Actually I'm surprised Rust doesn't do both... and come to think of
it, I *was* surprised by that, when I rewrote a benchmark in it: I
tried putting the .sort_by() in the middle of a pipeline of
function calls and was confused by the error. So I had the exact
opposite "I did a thing. I learned it was wrong." problem with
sorting in Rust.

There's another reason D does both: thing.change().change().change()
is how you build pipelines in D, and each of these change()
functions needs to return the input to the next change(). But note,
this isn't a deliberate language feature, it's not taking advantage
of "pipeline syntax", it's just a consequence of how methods work
in OOP languages.

So it's more like a pattern :) One of those awful things that
highlights a failure of language design, where programmers, instead
of directly expressing their intentions with code, must laboriously
work around a void in the language. Or so I hear.

https://www.martinfowler.com/articles/collection-pipeline/
https://clojure.org/guides/threading_macros

Suppose, instead of expecting D programmers to make use of the
"collection pipelien" pattern, D just had a collection pipeline
feature? Like:

  thing |> change1() |> change2() |> change3()

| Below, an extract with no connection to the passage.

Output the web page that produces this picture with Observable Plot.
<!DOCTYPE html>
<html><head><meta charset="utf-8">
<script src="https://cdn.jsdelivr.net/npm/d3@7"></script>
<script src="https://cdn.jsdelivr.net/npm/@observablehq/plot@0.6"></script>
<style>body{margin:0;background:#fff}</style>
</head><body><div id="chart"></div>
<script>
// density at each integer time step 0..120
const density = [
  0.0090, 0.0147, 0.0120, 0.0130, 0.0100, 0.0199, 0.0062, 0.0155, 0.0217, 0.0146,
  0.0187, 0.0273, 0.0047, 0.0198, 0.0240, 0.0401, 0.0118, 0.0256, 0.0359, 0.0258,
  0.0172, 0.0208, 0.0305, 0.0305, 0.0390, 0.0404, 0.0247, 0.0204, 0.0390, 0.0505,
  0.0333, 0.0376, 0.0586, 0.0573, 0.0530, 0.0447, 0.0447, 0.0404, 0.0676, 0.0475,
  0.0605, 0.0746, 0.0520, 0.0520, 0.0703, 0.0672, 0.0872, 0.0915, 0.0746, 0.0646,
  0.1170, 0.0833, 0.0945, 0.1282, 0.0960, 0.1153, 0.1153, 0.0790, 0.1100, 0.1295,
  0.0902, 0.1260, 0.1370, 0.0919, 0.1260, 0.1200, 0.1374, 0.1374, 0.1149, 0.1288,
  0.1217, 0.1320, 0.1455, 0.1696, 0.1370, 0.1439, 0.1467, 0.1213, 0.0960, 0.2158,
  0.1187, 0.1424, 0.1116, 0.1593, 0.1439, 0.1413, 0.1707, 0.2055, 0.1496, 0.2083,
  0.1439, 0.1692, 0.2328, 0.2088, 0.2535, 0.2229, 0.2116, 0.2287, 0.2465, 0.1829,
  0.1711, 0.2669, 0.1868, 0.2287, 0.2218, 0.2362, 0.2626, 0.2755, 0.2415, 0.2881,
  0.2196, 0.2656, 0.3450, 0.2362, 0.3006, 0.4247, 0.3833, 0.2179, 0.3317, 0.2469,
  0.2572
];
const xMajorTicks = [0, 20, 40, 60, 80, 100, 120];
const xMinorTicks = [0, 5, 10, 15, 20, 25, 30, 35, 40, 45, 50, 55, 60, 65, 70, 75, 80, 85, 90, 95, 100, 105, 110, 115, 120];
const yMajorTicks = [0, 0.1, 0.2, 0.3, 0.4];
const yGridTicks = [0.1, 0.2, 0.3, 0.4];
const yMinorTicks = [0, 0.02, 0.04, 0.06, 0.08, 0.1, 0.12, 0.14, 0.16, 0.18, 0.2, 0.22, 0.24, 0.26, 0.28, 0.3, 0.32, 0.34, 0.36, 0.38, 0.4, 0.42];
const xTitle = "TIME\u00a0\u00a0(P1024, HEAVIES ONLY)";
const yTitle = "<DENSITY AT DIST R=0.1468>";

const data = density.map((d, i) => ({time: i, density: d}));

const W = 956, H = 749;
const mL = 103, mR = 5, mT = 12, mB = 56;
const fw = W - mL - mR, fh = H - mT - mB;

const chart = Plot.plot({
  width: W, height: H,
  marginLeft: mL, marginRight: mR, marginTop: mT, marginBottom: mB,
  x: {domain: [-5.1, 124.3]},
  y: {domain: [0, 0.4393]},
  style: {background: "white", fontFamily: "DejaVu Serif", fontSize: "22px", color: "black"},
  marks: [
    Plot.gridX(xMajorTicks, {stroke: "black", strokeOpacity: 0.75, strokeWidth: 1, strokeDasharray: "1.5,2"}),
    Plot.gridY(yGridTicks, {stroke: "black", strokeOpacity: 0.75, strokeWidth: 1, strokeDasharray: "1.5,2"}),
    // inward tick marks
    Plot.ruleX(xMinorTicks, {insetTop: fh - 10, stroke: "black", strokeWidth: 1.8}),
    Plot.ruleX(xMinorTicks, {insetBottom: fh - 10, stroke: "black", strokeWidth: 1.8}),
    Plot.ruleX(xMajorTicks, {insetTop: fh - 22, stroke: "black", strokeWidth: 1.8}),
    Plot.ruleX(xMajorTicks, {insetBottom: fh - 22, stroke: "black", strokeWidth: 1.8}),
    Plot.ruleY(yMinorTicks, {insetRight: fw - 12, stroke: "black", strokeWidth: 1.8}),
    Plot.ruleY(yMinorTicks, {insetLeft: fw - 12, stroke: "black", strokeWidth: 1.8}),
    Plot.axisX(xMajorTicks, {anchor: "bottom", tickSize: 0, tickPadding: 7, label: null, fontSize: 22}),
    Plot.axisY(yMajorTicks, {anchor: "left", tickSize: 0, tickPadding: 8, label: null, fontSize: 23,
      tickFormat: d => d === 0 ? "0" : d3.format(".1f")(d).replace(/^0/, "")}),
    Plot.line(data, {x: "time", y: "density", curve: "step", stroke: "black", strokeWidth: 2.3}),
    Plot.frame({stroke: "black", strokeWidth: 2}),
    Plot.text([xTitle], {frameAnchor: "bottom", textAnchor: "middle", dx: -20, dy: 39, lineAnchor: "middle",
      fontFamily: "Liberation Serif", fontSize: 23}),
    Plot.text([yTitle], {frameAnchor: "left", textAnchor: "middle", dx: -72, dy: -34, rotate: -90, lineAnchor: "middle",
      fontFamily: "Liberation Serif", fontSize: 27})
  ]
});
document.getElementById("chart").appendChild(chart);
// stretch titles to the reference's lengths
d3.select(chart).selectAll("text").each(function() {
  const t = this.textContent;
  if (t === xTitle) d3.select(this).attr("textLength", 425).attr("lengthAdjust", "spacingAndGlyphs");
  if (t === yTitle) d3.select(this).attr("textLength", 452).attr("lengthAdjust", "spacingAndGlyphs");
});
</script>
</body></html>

If it's a language feature, D can, since it knows the types of all
these functions, apply a rule like

  if a function is void, reuse the last input for the next function
  otherwise, behave like . chaining

With this, Phobos could have a void sort that could still appear in
the middle of a long pipeline of transformations, and confusions
like the one in this thread about Phobos, and *also* the one I had
about Rust's sort, would both not be possible.

Instead you'd have the new potential confusion of thinking that
sort doesn't mutate because you saw it in a pipeline :)


To be clear, I don't recommend changing anything. I just think it's
not true that D has nothing to do with this.